- IATA: none; ICAO: KDCM; FAA LID: DCM;

Summary
- Airport type: Public
- Owner: County of Chester
- Serves: Chester, South Carolina
- Elevation AMSL: 656 ft (200 m)
- Coordinates: 34°47′22″N 081°11′45″W﻿ / ﻿34.78944°N 81.19583°W
- Interactive map of Chester Catawba Regional Airport

Runways
| Direction | Length |  | Surface |
| ft | m |
| 5/23 | 4,998 | 1,523 | Asphalt |
| 17/35 | 5,000 | 1,524 | Asphalt |

Statistics (2009)
- Aircraft operations: 8,400
- Based aircraft: 31
- Source: Federal Aviation Administration

= Chester Catawba Regional Airport =

Airport in South Carolina, United States

Chester Catawba Regional Airport is a county-owned public-use airport located five nautical miles (9 km) north of the central business district of Chester, a city in Chester County, South Carolina, United States. It is technically a "regional" airport, but does not have a scheduled air service; it is mainly for the use of private aircraft for residents of Chester County. According to the FAA's National Plan of Integrated Airport Systems for 2009–2013, it is categorized as a general aviation facility.

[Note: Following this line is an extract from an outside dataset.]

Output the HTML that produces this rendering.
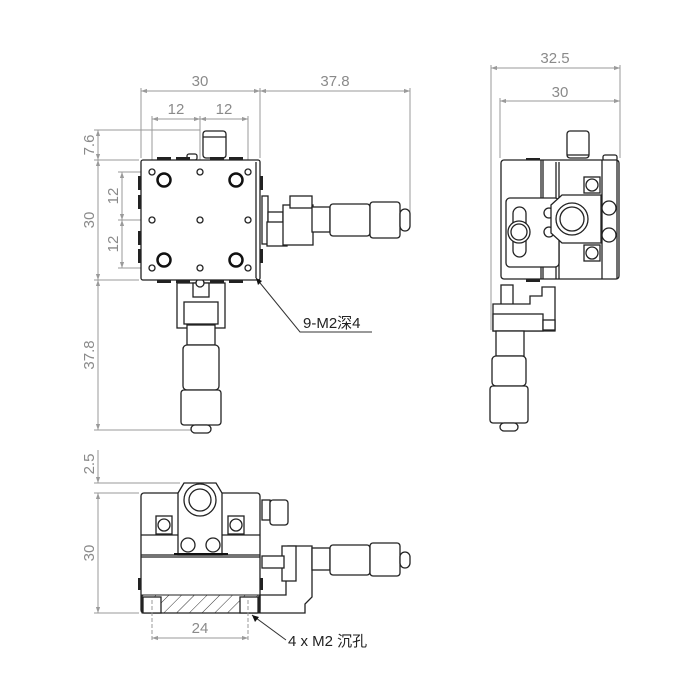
<!DOCTYPE html>
<html><head><meta charset="utf-8"><style>
html,body{margin:0;padding:0;background:#fff}
svg{display:block}
.d{stroke:#9a9a9a;stroke-width:1;fill:none}
.t{font-family:"Liberation Sans","Noto Sans CJK SC",sans-serif;fill:#8a8a8a;font-size:15px}
.k{stroke:#222;stroke-width:1.3;fill:#fff}
.kn{stroke:#222;stroke-width:1.3;fill:none}
.b{fill:#222}
</style></head><body>
<svg width="700" height="700" viewBox="0 0 700 700" xmlns="http://www.w3.org/2000/svg">
<defs>
<marker id="a" viewBox="0 0 10 10" refX="10" refY="5" markerWidth="9" markerHeight="6" orient="auto-start-reverse"><path d="M0,1.5L10,5L0,8.5z" fill="#9a9a9a"/></marker>
<pattern id="h" width="9" height="9" patternUnits="userSpaceOnUse" patternTransform="rotate(45)"><line x1="0" y1="0" x2="0" y2="9" stroke="#333" stroke-width="1"/></pattern>
</defs>

<!-- ===== TOP VIEW ===== -->
<!-- dims -->
<line class="d" x1="141" y1="88" x2="141" y2="158"/>
<line class="d" x1="260" y1="88" x2="260" y2="158"/>
<line class="d" x1="410" y1="88" x2="410" y2="222"/>
<line class="d" x1="141" y1="91" x2="260" y2="91" marker-start="url(#a)" marker-end="url(#a)"/>
<line class="d" x1="260" y1="91" x2="410" y2="91" marker-start="url(#a)" marker-end="url(#a)"/>
<text class="t" x="200" y="86" text-anchor="middle">30</text>
<text class="t" x="335" y="86" text-anchor="middle">37.8</text>
<line class="d" x1="152" y1="116" x2="152" y2="168"/>
<line class="d" x1="200" y1="116" x2="200" y2="168"/>
<line class="d" x1="248" y1="116" x2="248" y2="168"/>
<line class="d" x1="152" y1="119" x2="200" y2="119" marker-start="url(#a)" marker-end="url(#a)"/>
<line class="d" x1="200" y1="119" x2="248" y2="119" marker-start="url(#a)" marker-end="url(#a)"/>
<text class="t" x="176" y="114" text-anchor="middle">12</text>
<text class="t" x="224" y="114" text-anchor="middle">12</text>
<!-- left dims -->
<line class="d" x1="94" y1="130" x2="200" y2="130"/>
<line class="d" x1="94" y1="160" x2="139" y2="160"/>
<line class="d" x1="94" y1="280" x2="139" y2="280"/>
<line class="d" x1="94" y1="430" x2="195" y2="430"/>
<line class="d" x1="98" y1="130" x2="98" y2="160" marker-start="url(#a)" marker-end="url(#a)"/>
<line class="d" x1="98" y1="160" x2="98" y2="280" marker-start="url(#a)" marker-end="url(#a)"/>
<line class="d" x1="98" y1="280" x2="98" y2="430" marker-start="url(#a)" marker-end="url(#a)"/>
<text class="t" transform="translate(94,145) rotate(-90)" text-anchor="middle">7.6</text>
<text class="t" transform="translate(94,220) rotate(-90)" text-anchor="middle">30</text>
<text class="t" transform="translate(94,355) rotate(-90)" text-anchor="middle">37.8</text>
<line class="d" x1="118" y1="172" x2="150" y2="172"/>
<line class="d" x1="118" y1="220" x2="150" y2="220"/>
<line class="d" x1="118" y1="268" x2="150" y2="268"/>
<line class="d" x1="122" y1="172" x2="122" y2="220" marker-start="url(#a)" marker-end="url(#a)"/>
<line class="d" x1="122" y1="220" x2="122" y2="268" marker-start="url(#a)" marker-end="url(#a)"/>
<text class="t" transform="translate(118,196) rotate(-90)" text-anchor="middle">12</text>
<text class="t" transform="translate(118,244) rotate(-90)" text-anchor="middle">12</text>
<!-- top knob -->
<rect class="k" x="203" y="131" width="23" height="27" rx="3"/>
<line class="kn" x1="203" y1="137" x2="226" y2="137"/>
<rect class="k" x="187" y="154" width="10" height="6" rx="2"/>
<!-- edge bumps -->
<rect class="b" x="157" y="157" width="14" height="3"/><rect class="b" x="176" y="157" width="14" height="3"/><rect class="b" x="210" y="157" width="14" height="3"/><rect class="b" x="229" y="157" width="14" height="3"/>
<rect class="b" x="157" y="280" width="14" height="3"/><rect class="b" x="176" y="280" width="14" height="3"/><rect class="b" x="210" y="280" width="14" height="3"/><rect class="b" x="229" y="280" width="14" height="3"/>
<rect class="b" x="138" y="176" width="3" height="14"/><rect class="b" x="138" y="195" width="3" height="14"/><rect class="b" x="138" y="231" width="3" height="14"/><rect class="b" x="138" y="249" width="3" height="14"/>
<rect class="b" x="260" y="176" width="3" height="14"/><rect class="b" x="260" y="249" width="3" height="14"/>
<!-- right micrometer -->
<rect class="k" x="262" y="196" width="6" height="48"/>
<rect class="k" x="268" y="212" width="15" height="11"/>
<rect class="k" x="267" y="222" width="20" height="24"/>
<rect class="k" x="283" y="205" width="30" height="40"/>
<rect class="k" x="290" y="196" width="22" height="12"/>
<rect class="k" x="312" y="207" width="18" height="25"/>
<rect class="k" x="330" y="204" width="40" height="32" rx="3"/>
<rect class="k" x="370" y="202" width="30" height="36" rx="3"/>
<rect class="k" x="400" y="209" width="10" height="22" rx="5"/>
<!-- bottom micrometer -->
<rect class="k" x="177" y="283" width="48" height="45"/>
<rect class="k" x="193" y="283" width="16" height="14"/>
<rect class="k" x="184" y="302" width="34" height="22"/>
<rect class="k" x="187" y="325" width="28" height="20"/>
<rect class="k" x="183" y="345" width="36" height="45" rx="4"/>
<rect class="k" x="181" y="390" width="40" height="35" rx="3"/>
<rect class="k" x="191" y="425" width="20" height="8" rx="4"/>
<circle class="k" cx="200" cy="283" r="4"/>
<!-- main square -->
<rect class="k" x="141" y="160" width="119" height="120" rx="2" stroke-width="1.6"/>
<line class="kn" x1="256" y1="162" x2="256" y2="278"/>
<g class="kn">
<circle cx="152" cy="172" r="3"/><circle cx="200" cy="172" r="3"/><circle cx="248" cy="172" r="3"/>
<circle cx="152" cy="220" r="3"/><circle cx="200" cy="220" r="3"/><circle cx="248" cy="220" r="3"/>
<circle cx="152" cy="268" r="3"/><circle cx="200" cy="268" r="3"/><circle cx="248" cy="268" r="3"/>
</g>
<g fill="none" stroke="#111" stroke-width="2.5">
<circle cx="164" cy="180" r="6.5"/><circle cx="236" cy="180" r="6.5"/><circle cx="164" cy="260" r="6.5"/><circle cx="236" cy="260" r="6.5"/>
</g>
<!-- leader -->
<path d="M256,278 L300,332 L372,332" fill="none" stroke="#333" stroke-width="1"/>
<path d="M256,278 l2,7 l4,-4z" fill="#111"/>
<text x="303" y="328" font-family="Liberation Sans,Noto Sans CJK SC,sans-serif" font-size="15" fill="#222">9-M2深4</text>

<!-- ===== SIDE VIEW ===== -->
<line class="d" x1="491" y1="65" x2="491" y2="330"/>
<line class="d" x1="620" y1="65" x2="620" y2="158"/>
<line class="d" x1="500" y1="98" x2="500" y2="158"/>
<line class="d" x1="491" y1="68" x2="620" y2="68" marker-start="url(#a)" marker-end="url(#a)"/>
<line class="d" x1="500" y1="101" x2="620" y2="101" marker-start="url(#a)" marker-end="url(#a)"/>
<text class="t" x="555" y="63" text-anchor="middle">32.5</text>
<text class="t" x="560" y="97" text-anchor="middle">30</text>
<rect class="k" x="567" y="131" width="22" height="27" rx="3"/>
<line class="kn" x1="567" y1="155" x2="589" y2="155"/>
<rect class="k" x="603" y="155" width="14" height="6" rx="2"/>
<rect class="b" x="526" y="158" width="14" height="3"/><rect class="b" x="526" y="279" width="14" height="3"/>
<!-- lower micrometer -->
<rect class="k" x="501" y="285" width="12" height="20"/>
<path class="k" d="M493,304 L530,304 L530,296 L542,296 L542,287 L555,287 L555,331 L493,331z"/>
<rect class="k" x="493" y="314" width="50" height="17"/>
<rect class="k" x="543" y="320" width="12" height="10"/>
<rect class="k" x="496" y="331" width="28" height="25"/>
<rect class="k" x="492" y="356" width="34" height="30" rx="4"/>
<rect class="k" x="490" y="386" width="38" height="37" rx="3"/>
<rect class="k" x="500" y="423" width="18" height="8" rx="4"/>
<rect class="k" x="501" y="160" width="118" height="119" rx="3" stroke-width="1.6"/>
<line class="kn" x1="541" y1="160" x2="541" y2="279"/><line class="kn" x1="543" y1="160" x2="543" y2="279"/>
<line class="kn" x1="556" y1="162" x2="556" y2="279"/><line class="kn" x1="559" y1="162" x2="559" y2="279"/>
<line class="kn" x1="602" y1="160" x2="602" y2="279"/><line class="kn" x1="617" y1="160" x2="617" y2="279"/>
<rect class="k" x="506" y="198" width="53" height="69" rx="4"/>
<rect class="k" x="513" y="207" width="13" height="50" rx="6.5"/>
<circle class="k" cx="519" cy="232" r="11"/><circle class="kn" cx="519" cy="232" r="8"/>
<circle class="k" cx="549" cy="213" r="5"/><circle class="k" cx="549" cy="232" r="5"/>
<path class="k" d="M551,205 L562,195 L601,195 L601,243 L562,243 L551,233z"/>
<circle class="k" cx="572" cy="219" r="16"/><circle class="kn" cx="572" cy="219" r="12"/>
<rect class="k" x="584" y="177" width="16" height="16"/><circle class="k" cx="592" cy="185" r="6" stroke-width="2"/>
<rect class="k" x="584" y="245" width="16" height="16"/><circle class="k" cx="592" cy="253" r="6" stroke-width="2"/>
<circle class="k" cx="609" cy="208" r="7" stroke-width="2"/><circle class="k" cx="609" cy="235" r="7" stroke-width="2"/>

<!-- ===== FRONT VIEW ===== -->
<line class="d" x1="94" y1="483" x2="180" y2="483"/>
<line class="d" x1="94" y1="493" x2="139" y2="493"/>
<line class="d" x1="94" y1="613" x2="139" y2="613"/>
<line class="d" x1="98" y1="450" x2="98" y2="483" marker-end="url(#a)"/>
<line class="d" x1="98" y1="493" x2="98" y2="613" marker-start="url(#a)" marker-end="url(#a)"/>
<text class="t" transform="translate(94,464) rotate(-90)" text-anchor="middle">2.5</text>
<text class="t" transform="translate(94,553) rotate(-90)" text-anchor="middle">30</text>
<!-- micrometer -->
<rect class="k" x="262" y="500" width="8" height="20"/>
<rect class="k" x="270" y="500" width="18" height="25" rx="3"/>
<path class="k" d="M260,613 L260,595 L286,595 L286,580 L288,580 L288,546 L312,546 L312,597 L305,604 L305,613z"/>
<rect class="k" x="282" y="546" width="14" height="35"/>
<rect class="k" x="262" y="556" width="22" height="12"/>
<rect class="k" x="312" y="548" width="18" height="22"/>
<rect class="k" x="330" y="545" width="40" height="30" rx="3"/>
<rect class="k" x="370" y="543" width="30" height="33" rx="3"/>
<rect class="k" x="400" y="552" width="10" height="16" rx="5"/>
<!-- body -->
<rect class="k" x="141" y="493" width="119" height="120" rx="3" stroke-width="1.6"/>
<line class="kn" x1="141" y1="535" x2="260" y2="535"/>
<line class="kn" x1="141" y1="555" x2="260" y2="555"/><line class="kn" x1="141" y1="557" x2="260" y2="557"/>
<rect x="142" y="595" width="117" height="18" fill="url(#h)" stroke="#222"/>
<rect class="k" x="143" y="597" width="18" height="16"/><rect class="k" x="240" y="597" width="18" height="16"/>
<rect class="b" x="138" y="578" width="3" height="12"/><rect class="b" x="260" y="578" width="3" height="12"/>
<path class="k" d="M178,493 L184,483 L216,483 L222,493 L222,555 L178,555z"/>
<circle class="k" cx="200" cy="500" r="16"/><circle class="kn" cx="200" cy="500" r="11"/>
<line x1="174" y1="554" x2="228" y2="554" stroke="#111" stroke-width="2"/>
<rect class="k" x="156" y="516" width="16" height="18"/><circle class="k" cx="164" cy="525" r="6" stroke-width="2"/>
<rect class="k" x="228" y="516" width="16" height="18"/><circle class="k" cx="236" cy="525" r="6" stroke-width="2"/>
<circle class="k" cx="188" cy="545" r="7" stroke-width="2"/><circle class="k" cx="213" cy="545" r="7" stroke-width="2"/>
<!-- 24 dim -->
<line class="d" x1="152" y1="600" x2="152" y2="641" stroke-dasharray="4,2"/>
<line class="d" x1="248" y1="600" x2="248" y2="641" stroke-dasharray="4,2"/>
<line class="d" x1="152" y1="638" x2="248" y2="638" marker-start="url(#a)" marker-end="url(#a)"/>
<text class="t" x="200" y="633" text-anchor="middle">24</text>
<path d="M252,615 L286,640" fill="none" stroke="#333" stroke-width="1"/>
<path d="M252,615 l3,7 l4,-5z" fill="#111"/>
<text x="288" y="646" font-family="Liberation Sans,Noto Sans CJK SC,sans-serif" font-size="15" fill="#222">4 x M2 沉孔</text>
</svg>
</body></html>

Although many U.S. airports use the same three-letter location identifier for the FAA and IATA, this facility is assigned DCM by the FAA but has no designation from the IATA (which assigned DCM to Mazamet Airport in Castres, France).

== Facilities and aircraft ==
Chester Catawba Regional Airport covers an area of 1,047 acre at an elevation of 656 feet (200 m) above mean sea level. It has two asphalt paved runways: 5/23 is 4,998 by 100 feet (1,523 x 30 m) and 17/35 is 5,000 by 100 feet (1,524 x 30 m).

For the 12-month period ending August 27, 2009, the airport had 8,400 general aviation aircraft operations, an average of 23 per day. At that time there were 31 aircraft based at this airport: 97% single-engine and 3% multi-engine.